Brandon emerged as the top choice in a search that supposedly reached out nationally, though neither the board nor the committee it appointed to conduct the search produced any evidence of such. None of the candidates was named, and after a tepid attempt at transparency last summer, the board opted instead to exclude the public from the search.
The heavy lifting was done by a 15-person group of civic, business and educational leaders created by then-Chairman George P. Braxton. That group hired a national search firm to find candidates.
Braxton said then that an outside committee was preferable because it would keep the search from becoming political during an election year. At the time, three of the nine members, Braxton included, had announced they wouldn’t run for re-election. Ultimately, five of the nine seats changed.

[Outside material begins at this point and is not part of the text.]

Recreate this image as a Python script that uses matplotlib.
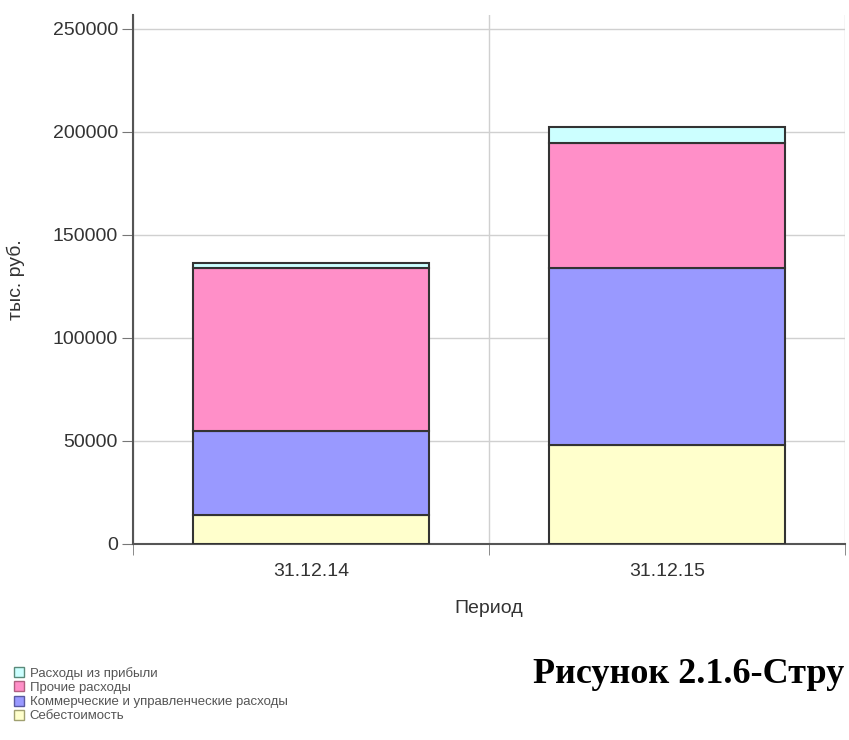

Jewell-Sherman announced her plans for departure in early April, giving the board nearly a year to find a replacement. From the time when she actually left, July 31, state law allowed a 180-day window to fill the position with a permanent full-time replacement. The board took nearly every minute possible, officially offering Brandon the job less than four hours before the end of the work day on which the state deadline was to expire.
While leading a series of “Coffee with the Superintendent” sessions late last year, she said she was approaching the job as if it were hers.
That should leave her well-prepared to deal with a variety of issues immediately facing the system, including a $16 million budget shortfall and the need to fill a variety of upper-tier management positions.